La deuxième priorité de la relance est l'accélération de la transition écologique, que nos concitoyens appellent de leurs vœux. À nouveau, pour s'engager dans des investissements coûteux, il faut envoyer le bon signal prix. Or, à 30 dollars le baril, le prix du pétrole est un mauvais signal : les investissements dans des énergies renouvelables ou la migration des systèmes énergétiques ne sont pas compétitifs. C'est une des données du problème, sans que l'on sache d'ailleurs si ce niveau sera pérenne.

S'agissant du dispositif d'exonération de charges, il faut l'améliorer pour les secteurs connexes, mais le vrai problème tient au fait qu'une partie de notre économie sera durablement dans le rouge à cause des mesures sanitaires. Si celles-ci sont maintenues telles quelles pendant vingt-quatre mois, je ne vois pas comment on s'en sortira. Et personne ici ne considère qu'être payé par l'État pour perdre de l'argent soit une solution.
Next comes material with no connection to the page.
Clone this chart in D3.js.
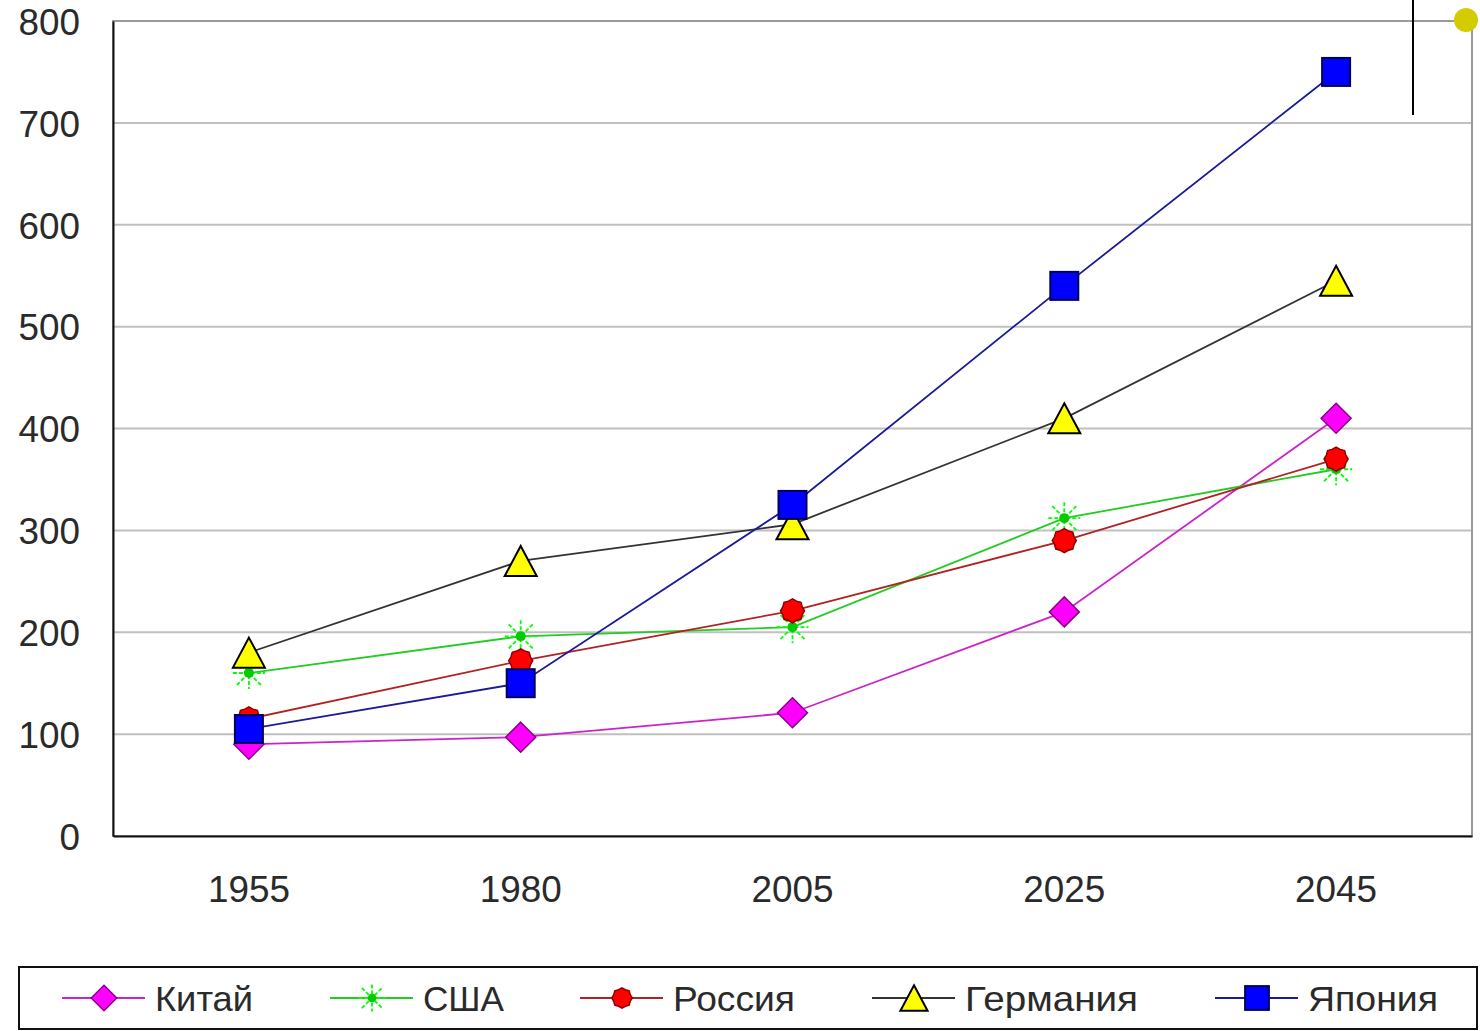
<!DOCTYPE html>
<html>
<head>
<meta charset="utf-8">
<script src="https://cdn.jsdelivr.net/npm/d3@7"></script>
<style>
  html, body { margin: 0; padding: 0; background: #fff; }
  svg { display: block; }
  .tick-label { font-family: "Liberation Sans", Arial, sans-serif; fill: #2a2a2a; }
</style>
</head>
<body>
<div id="chart"></div>
<script>
// Data
var years = ['1955', '1980', '2005', '2025', '2045'];
var seriesNames = ['Китай', 'США', 'Россия', 'Германия', 'Япония'];
var china   = [90, 97, 121, 220, 410];
var usa     = [160, 196, 205, 312, 360];
var russia  = [115, 172, 221, 290, 370];
var germany = [180, 270, 306, 410, 545];
var japan   = [105, 150, 325, 540, 750];
var yTicks  = [0, 100, 200, 300, 400, 500, 600, 700, 800];

var values = [china, usa, russia, germany, japan];

var styles = [
  { line: '#cc22cc', fill: '#ff00ff', stroke: '#8a008a', marker: 'diamond' },
  { line: '#22cc22', fill: '#00ff00', stroke: '#00cc00', marker: 'star' },
  { line: '#b22222', fill: '#ff0000', stroke: '#8b0000', marker: 'circle' },
  { line: '#333333', fill: '#ffff00', stroke: '#000000', marker: 'triangle' },
  { line: '#1a1a9a', fill: '#0000ff', stroke: '#00005a', marker: 'square' }
];

var W = 1480, H = 1031,
    plot = { left: 113, right: 1472, top: 21, bottom: 836 };

var svg = d3.select('#chart').append('svg')
  .attr('width', W)
  .attr('height', H);

var x = d3.scaleBand().domain(years).range([plot.left, plot.right]).padding(0);
var y = d3.scaleLinear().domain([0, 800]).range([plot.bottom, plot.top]);

// Grid lines
svg.append('g')
  .selectAll('line')
  .data(yTicks.slice(1))
  .enter().append('line')
    .attr('x1', plot.left).attr('x2', plot.right)
    .attr('y1', function(d) { return y(d); })
    .attr('y2', function(d) { return y(d); })
    .attr('stroke', '#c0c0c0')
    .attr('stroke-width', 2);

// Plot frame
svg.append('rect')
  .attr('x', plot.left).attr('y', plot.top)
  .attr('width', plot.right - plot.left)
  .attr('height', plot.bottom - plot.top)
  .attr('fill', 'none')
  .attr('stroke', '#9a9a9a')
  .attr('stroke-width', 2);

// Y axis
var yAxis = svg.append('g')
  .attr('transform', 'translate(' + plot.left + ',0)')
  .call(d3.axisLeft(y).tickValues(yTicks).tickSize(0).tickPadding(33));
yAxis.select('.domain').attr('stroke', '#111').attr('stroke-width', 2);
yAxis.selectAll('.tick text')
  .attr('class', 'tick-label')
  .style('font-size', '37px')
  .attr('dy', '0.36em')
  .attr('textLength', function(d) { return String(d).length * 20.5; })
  .attr('lengthAdjust', 'spacingAndGlyphs');

// X axis
var xAxis = svg.append('g')
  .attr('transform', 'translate(0,' + plot.bottom + ')')
  .call(d3.axisBottom(x).tickSize(0).tickPadding(40));
xAxis.select('.domain').attr('stroke', '#111').attr('stroke-width', 2);
xAxis.selectAll('.tick text')
  .attr('class', 'tick-label')
  .style('font-size', '37px')
  .attr('textLength', 82)
  .attr('lengthAdjust', 'spacingAndGlyphs');

function drawMarker(g, type, st, cx, cy, scale) {
  scale = scale || 1;
  if (type === 'diamond') {
    var r = 15 * scale;
    g.append('path')
      .attr('d', 'M' + cx + ',' + (cy - r) + 'L' + (cx + r) + ',' + cy + 'L' + cx + ',' + (cy + r) + 'L' + (cx - r) + ',' + cy + 'Z')
      .attr('fill', st.fill).attr('stroke', st.stroke).attr('stroke-width', 1.5);
  } else if (type === 'star') {
    var s = 16 * scale, sd = 12 * scale;
    var segs = [[0, -s, 0, s], [-s, 0, s, 0], [-sd, -sd, sd, sd], [-sd, sd, sd, -sd]];
    segs.forEach(function(p) {
      g.append('line')
        .attr('x1', cx + p[0]).attr('y1', cy + p[1])
        .attr('x2', cx + p[2]).attr('y2', cy + p[3])
        .attr('stroke', st.fill).attr('stroke-width', 1.8)
        .attr('stroke-dasharray', '4,2');
    });
    g.append('circle').attr('cx', cx).attr('cy', cy).attr('r', 5 * scale).attr('fill', st.stroke);
  } else if (type === 'circle') {
    // slightly jagged disc
    var pts = [], n = 16, ro = 12 * scale, ri = 10.5 * scale;
    for (var k = 0; k < n; k++) {
      var a = k * Math.PI / (n / 2), rr = k % 2 ? ri : ro;
      pts.push([cx + rr * Math.sin(a), cy - rr * Math.cos(a)]);
    }
    g.append('path')
      .attr('d', 'M' + pts.join('L') + 'Z')
      .attr('fill', st.fill).attr('stroke', st.stroke).attr('stroke-width', 1.5);
  } else if (type === 'triangle') {
    var hw = 16 * scale, hh = 15 * scale;
    g.append('path')
      .attr('d', 'M' + cx + ',' + (cy - hh) + 'L' + (cx + hw) + ',' + (cy + hh) + 'L' + (cx - hw) + ',' + (cy + hh) + 'Z')
      .attr('fill', st.fill).attr('stroke', st.stroke).attr('stroke-width', 2);
  } else if (type === 'square') {
    var h = 14 * scale;
    g.append('rect')
      .attr('x', cx - h).attr('y', cy - h)
      .attr('width', 2 * h).attr('height', 2 * h)
      .attr('fill', st.fill).attr('stroke', st.stroke).attr('stroke-width', 2);
  }
}

var line = d3.line()
  .x(function(d, i) { return x(years[i]) + x.bandwidth() / 2; })
  .y(function(d) { return y(d); });

values.forEach(function(vals, si) {
  var st = styles[si];
  var g = svg.append('g').attr('class', 'series');
  g.append('path')
    .datum(vals)
    .attr('d', line)
    .attr('fill', 'none')
    .attr('stroke', st.line)
    .attr('stroke-width', 1.8);
  vals.forEach(function(v, i) {
    drawMarker(g, st.marker, st, x(years[i]) + x.bandwidth() / 2, y(v));
  });
});

// Legend
var legend = svg.append('g');
legend.append('rect')
  .attr('x', 19).attr('y', 967)
  .attr('width', 1458).attr('height', 62)
  .attr('fill', '#fff').attr('stroke', '#111').attr('stroke-width', 2);

var legendX = [62, 330, 580, 872, 1215];
var legendTextW = [98, 81, 122, 173, 130];
seriesNames.forEach(function(name, i) {
  var st = styles[i], lx = legendX[i], ly = 998;
  legend.append('line')
    .attr('x1', lx).attr('x2', lx + 83)
    .attr('y1', ly).attr('y2', ly)
    .attr('stroke', st.line).attr('stroke-width', 2);
  drawMarker(legend, st.marker, st, lx + 42, ly, 0.85);
  legend.append('text')
    .attr('class', 'tick-label')
    .attr('x', lx + 93).attr('y', ly)
    .attr('dy', '0.36em')
    .style('font-size', '35px')
    .attr('textLength', legendTextW[i])
    .attr('lengthAdjust', 'spacingAndGlyphs')
    .text(name);
});

// Selection artefacts at the top right
svg.append('line')
  .attr('x1', 1413).attr('x2', 1413)
  .attr('y1', 0).attr('y2', 115)
  .attr('stroke', '#000').attr('stroke-width', 2);
svg.append('circle')
  .attr('cx', 1466).attr('cy', 20).attr('r', 12)
  .attr('fill', '#d4cc00');
</script>
</body>
</html>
En revanche, nous pouvons, en concertation avec les organisations syndicales et le ministre du travail, reprendre mesure par mesure les guides sanitaires élaborés dans l'urgence par nécessité afin de les optimiser, de les assouplir pour rendre leur application moins coûteuse tout en préservant un même niveau de sécurité sanitaire. Le benchmark européen que nous avons demandé pour chaque secteur devrait nous aider dans cette tâche.

Dans l'article publié à partir de l'entretien que j'ai donné au Financial Times la semaine dernière, le journaliste a retenu pour son titre l'idée de la fin du monopole de l'Île-de-France. J'ai émis, avec beaucoup de prudence, l'hypothèse que l'une des conséquences de la pandémie serait le ralentissement, voire le renversement de la métropolisation de l'économie.

À mon arrivée au MEDEF, partant du constat que 80 % des emplois créés ces dix dernières années l'avaient été dans neuf de nos vingt-deux métropoles, j'ai créé la commission croissance et territoires. Dans tout le monde occidental, les emplois se concentrent en effet dans les grandes métropoles internationales et universitaires. Si cette polarisation peut fonctionner à Singapour, elle n'est pas acceptable socialement et démocratiquement dans un État qui compte 67 millions d'habitants et 36 000 communes. Certaines observations laissent penser que cette tendance pourrait s'inverser, même s'il faut lire ces signes avec précaution. Une partie de ma famille étant originaire de Châtellerault, je sais combien il est difficile de créer de l'emploi qualifié dans des villes moyennes qui n'ont pas d'atout particulier à faire valoir.

Il me paraît nécessaire d'ouvrir une réflexion sur les moyens d'encourager ce mouvement, et la pandémie a montré que l'État centralisateur était moins agile à prendre des initiatives que les acteurs de terrain, entreprises ou élus locaux.

Concernant l'organisation du travail, des effets positifs ont été observés, mais le télétravail a aussi laissé de côté certains salariés, dont le rôle dans l'entreprise a été minoré. Et si la période a vu le dialogue social s'intensifier, il est trop tôt pour savoir si celui-ci en sortira durablement apaisé.